Примечательно, что книга вышла в год 95-летия Аксайского района и станет хорошим подарком не только библиотекам, но и всем жителям нашего района.
Мы пожелаем автору и замечательной книге «Вольная степь»: в добрый путь по Аксайскому району!
Хранители древней веры (отрывок из книги «вольная степь»)
После церковных реформ московского патриарха Никона донские казаки не приняли «никонианство», Дон стал надежной обителью хлынувших с Руси старообрядцев. Здесь, на верхнем и среднем Дону, в старой вере, казакам еще удавалось оставаться при своем мнении в делах религиозных, отказываясь от исправленных книг и от духовенства, назначенного из Москвы. Благочестие древней веры накладывало свой отпечаток на весь быт казаков-старообрядцев, сохранивших в донских станицах положительного, работящего и хозяйственного казака, оберегающего во всей чистоте и нерушимости каждую мелочь старинных казачьих обыкновений. За строгий образ жизни новоприбывших старообрядцев, придерживавшихся законов старины, к ним относились в станицах почтительно, как к богоугодным людям. Славясь благочестием и стойкостью в делах веры, их влияние в станицах распространялось на весь уклад жизни казаков, ценивших выше всего порядок и праведность. Будучи убежденными старообрядцами, на долю которых выпало много жестокостей и притеснений за веру, донские казаки воспитали в себе твердое сознание своей правоты и готовности понести за веру любые жертвы.
Есаул Евлампий Антипович Землин, являясь духовным учителем казаков-старообрядцев станицы Есауловской, отличался от многих станичников своей фанатичной преданностью гонимой старой вере и старым взглядам на казачье общество, но был он вспыльчив и въедлив. За эту вспыльчивость многие в станице его недолюбливали, но с уважением относились к его поучениям и богоугодным делам, и только отец Георгий свою неприязнь к Евлампию показывал открыто.
Старообрядцы, составлявшие большинство населения станицы Есауловской, признали назначенного Воронежской Духовной консисторией в станичный приход священника отца Георгия за трудолюбие, уважение их старины и казачьих обыкновений, но подчинялись наставлениям своего духовника Евлампия Землина.

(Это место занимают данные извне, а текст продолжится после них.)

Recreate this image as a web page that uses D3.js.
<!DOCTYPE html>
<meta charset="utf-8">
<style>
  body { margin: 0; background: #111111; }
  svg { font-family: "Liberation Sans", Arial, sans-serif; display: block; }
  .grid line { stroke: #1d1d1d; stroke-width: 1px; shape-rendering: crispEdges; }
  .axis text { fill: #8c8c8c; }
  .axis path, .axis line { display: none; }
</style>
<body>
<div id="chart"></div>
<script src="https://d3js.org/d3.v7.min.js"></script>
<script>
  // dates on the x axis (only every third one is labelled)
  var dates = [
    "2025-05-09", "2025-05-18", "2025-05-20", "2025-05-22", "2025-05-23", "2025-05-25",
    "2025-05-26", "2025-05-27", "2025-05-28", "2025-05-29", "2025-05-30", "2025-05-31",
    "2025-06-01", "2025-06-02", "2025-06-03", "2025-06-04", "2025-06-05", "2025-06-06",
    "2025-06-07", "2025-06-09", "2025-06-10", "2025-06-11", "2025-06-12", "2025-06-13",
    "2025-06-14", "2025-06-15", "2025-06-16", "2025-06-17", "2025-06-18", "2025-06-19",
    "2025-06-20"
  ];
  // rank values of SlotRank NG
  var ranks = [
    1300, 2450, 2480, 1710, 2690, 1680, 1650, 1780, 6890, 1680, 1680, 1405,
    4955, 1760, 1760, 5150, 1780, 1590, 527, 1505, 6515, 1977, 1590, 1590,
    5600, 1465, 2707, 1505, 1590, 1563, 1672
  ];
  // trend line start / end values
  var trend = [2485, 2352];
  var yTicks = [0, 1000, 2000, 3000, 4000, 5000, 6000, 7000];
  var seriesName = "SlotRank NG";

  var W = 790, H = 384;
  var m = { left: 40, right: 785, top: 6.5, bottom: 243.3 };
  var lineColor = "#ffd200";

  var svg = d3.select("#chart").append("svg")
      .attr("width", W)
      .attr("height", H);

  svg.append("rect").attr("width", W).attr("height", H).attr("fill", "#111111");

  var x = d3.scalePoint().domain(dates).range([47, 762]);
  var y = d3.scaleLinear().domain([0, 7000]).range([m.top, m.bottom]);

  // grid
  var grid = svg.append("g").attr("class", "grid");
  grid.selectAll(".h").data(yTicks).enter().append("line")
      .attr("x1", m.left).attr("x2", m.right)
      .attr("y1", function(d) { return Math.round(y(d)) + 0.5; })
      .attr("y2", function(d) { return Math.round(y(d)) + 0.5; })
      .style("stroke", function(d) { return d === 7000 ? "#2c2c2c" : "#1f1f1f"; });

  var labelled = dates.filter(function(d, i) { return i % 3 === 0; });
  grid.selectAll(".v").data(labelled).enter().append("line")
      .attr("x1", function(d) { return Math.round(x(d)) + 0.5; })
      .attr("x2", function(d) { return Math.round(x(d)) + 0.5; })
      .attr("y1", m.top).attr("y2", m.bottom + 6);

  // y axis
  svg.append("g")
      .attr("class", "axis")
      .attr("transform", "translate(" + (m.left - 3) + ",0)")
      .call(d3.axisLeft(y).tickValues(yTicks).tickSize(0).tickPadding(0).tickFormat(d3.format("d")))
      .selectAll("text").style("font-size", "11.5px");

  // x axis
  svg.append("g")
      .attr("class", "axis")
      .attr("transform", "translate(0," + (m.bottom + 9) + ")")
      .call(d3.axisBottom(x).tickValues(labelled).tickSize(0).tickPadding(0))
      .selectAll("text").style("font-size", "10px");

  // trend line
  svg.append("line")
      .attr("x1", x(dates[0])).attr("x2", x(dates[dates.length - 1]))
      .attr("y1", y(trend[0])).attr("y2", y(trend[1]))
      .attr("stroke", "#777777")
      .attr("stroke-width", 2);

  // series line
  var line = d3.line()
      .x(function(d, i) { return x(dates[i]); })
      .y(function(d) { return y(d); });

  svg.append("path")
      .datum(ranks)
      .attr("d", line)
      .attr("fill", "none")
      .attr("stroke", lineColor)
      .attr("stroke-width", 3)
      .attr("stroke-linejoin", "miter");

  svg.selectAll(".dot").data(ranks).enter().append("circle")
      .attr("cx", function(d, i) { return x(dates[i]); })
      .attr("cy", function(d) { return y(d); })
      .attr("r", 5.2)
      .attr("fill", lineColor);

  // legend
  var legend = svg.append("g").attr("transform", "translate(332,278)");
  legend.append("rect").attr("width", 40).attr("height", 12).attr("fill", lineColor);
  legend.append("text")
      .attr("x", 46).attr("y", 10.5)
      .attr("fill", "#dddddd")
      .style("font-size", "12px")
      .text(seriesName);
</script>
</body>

Трудно сказать, что породило эту вражду, ибо церковная жизнь на Дону проходила в согласии между разными верованиями, не принимая только носителей веры иудейской, но станичники поговаривали, что влияние авторитета Евлампия на личную и семейную жизнь казаков станицы вызывало у отца Георгия ревность. Имея сан и право на богослужение от господствующей в России церкви, он не мог смириться с авторитетом и влиянием в станице приверженца старого обряда, запрещенного патриархом Никоном и Московским Собором епископов. Из-за этой вражды Евлампий Землин отказался ходить на станичные сходы, когда отец Георгий благословлял казаков молебном, но неодолимая тяга к станичному обществу, собиравшемуся у Преображенского храма, вынуждала его отступаться от своих принципов.

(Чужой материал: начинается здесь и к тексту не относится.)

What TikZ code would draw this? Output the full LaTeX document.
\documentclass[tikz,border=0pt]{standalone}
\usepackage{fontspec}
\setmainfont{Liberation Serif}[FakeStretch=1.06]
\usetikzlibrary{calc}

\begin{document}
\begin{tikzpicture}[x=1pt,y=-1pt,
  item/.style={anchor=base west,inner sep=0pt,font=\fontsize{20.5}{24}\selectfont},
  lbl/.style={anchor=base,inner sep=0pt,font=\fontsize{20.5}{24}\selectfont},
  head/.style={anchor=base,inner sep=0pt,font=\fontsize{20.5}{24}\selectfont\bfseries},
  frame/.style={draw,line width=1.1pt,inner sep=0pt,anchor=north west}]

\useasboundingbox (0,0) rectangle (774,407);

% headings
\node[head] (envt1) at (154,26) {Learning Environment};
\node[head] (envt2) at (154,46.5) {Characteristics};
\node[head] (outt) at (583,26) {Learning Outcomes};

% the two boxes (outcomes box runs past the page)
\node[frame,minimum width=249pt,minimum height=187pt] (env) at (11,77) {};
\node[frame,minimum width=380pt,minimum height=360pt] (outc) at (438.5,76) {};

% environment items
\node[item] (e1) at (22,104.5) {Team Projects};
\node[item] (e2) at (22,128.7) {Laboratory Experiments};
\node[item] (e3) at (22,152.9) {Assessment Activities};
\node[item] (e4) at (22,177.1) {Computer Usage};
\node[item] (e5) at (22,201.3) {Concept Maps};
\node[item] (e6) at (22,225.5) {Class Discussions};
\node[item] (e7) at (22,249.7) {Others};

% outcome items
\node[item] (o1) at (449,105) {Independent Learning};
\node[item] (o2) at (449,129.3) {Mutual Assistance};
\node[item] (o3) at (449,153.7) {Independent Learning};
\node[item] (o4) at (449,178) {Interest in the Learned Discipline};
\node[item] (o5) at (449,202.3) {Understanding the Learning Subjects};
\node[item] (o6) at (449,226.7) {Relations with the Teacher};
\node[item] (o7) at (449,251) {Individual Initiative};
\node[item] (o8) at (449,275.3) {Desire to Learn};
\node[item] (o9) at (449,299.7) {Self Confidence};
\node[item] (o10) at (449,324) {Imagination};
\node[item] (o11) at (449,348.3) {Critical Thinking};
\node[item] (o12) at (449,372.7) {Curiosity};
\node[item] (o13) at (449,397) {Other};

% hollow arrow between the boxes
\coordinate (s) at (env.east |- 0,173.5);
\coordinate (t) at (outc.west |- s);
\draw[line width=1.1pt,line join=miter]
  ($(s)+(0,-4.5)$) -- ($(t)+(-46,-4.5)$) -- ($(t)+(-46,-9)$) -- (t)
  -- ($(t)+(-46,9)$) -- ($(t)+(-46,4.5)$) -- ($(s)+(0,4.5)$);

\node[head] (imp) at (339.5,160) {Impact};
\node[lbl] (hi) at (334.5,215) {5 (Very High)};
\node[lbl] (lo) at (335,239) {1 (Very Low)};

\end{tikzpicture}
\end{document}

Обида на отца Георгия распирала Евлампия Землина, уж очень ему хотелось оправдаться. Остаться оплеванным перед обществом, которым он дорожил, было не в его правилах. Ближе к полудню он решился и направился к старейшине Трифону Сербинову.
Придя к нему домой, Евлампий постучал в дверь, из куреня без ответа. Вошел, в доме никого, прошел в горницу, перед ликами домового иконостаса Евлампий набожно перекрестился, остановив взгляд на старой иконе «Схождение Святого Духа». Прошел по комнатам, зачем-то посмотрел в чулане, прислушался, на полатях послышался хруст и осторожные шаги. Что за чертовщина…
– Свят, свят, свят, – проговорил, крестясь Евлампий.
Нет Трифона, а дух его вроде как бродит… Уж не вознесся ли он к праведникам?! – озарила Евлампия мысль.
Он решил проверить на базу. Обошел двор, заглянул в сарай – нет его. И тут, откуда-то сверху, раздается голос:
– Это ишо кого принесла нелегкая? А-а-а, это ты, Явлампий Антипович! Миласти просим, щас я слезу.
Предаваясь религиозным чувствам, от неожиданности, Евлампий резко повернулся в сторону голоса:
– Тьфу ты, нечистая сила, напужал, – произнес Евлампий и, сплюнув в сердцах, почесал затылок.
Только в эту минуту он понял, дух Трифона Сербинова был на чердаке, а не на облаках. Трифон спустился с чердака по приставной лестнице, подошел к Евлампию.
– Здорово живешь, Явлампий Антипович, – приветствовал Сербинов старообрядца.
– Слава Богу, хурда обходить стороной, поклон тибе от Серафимы.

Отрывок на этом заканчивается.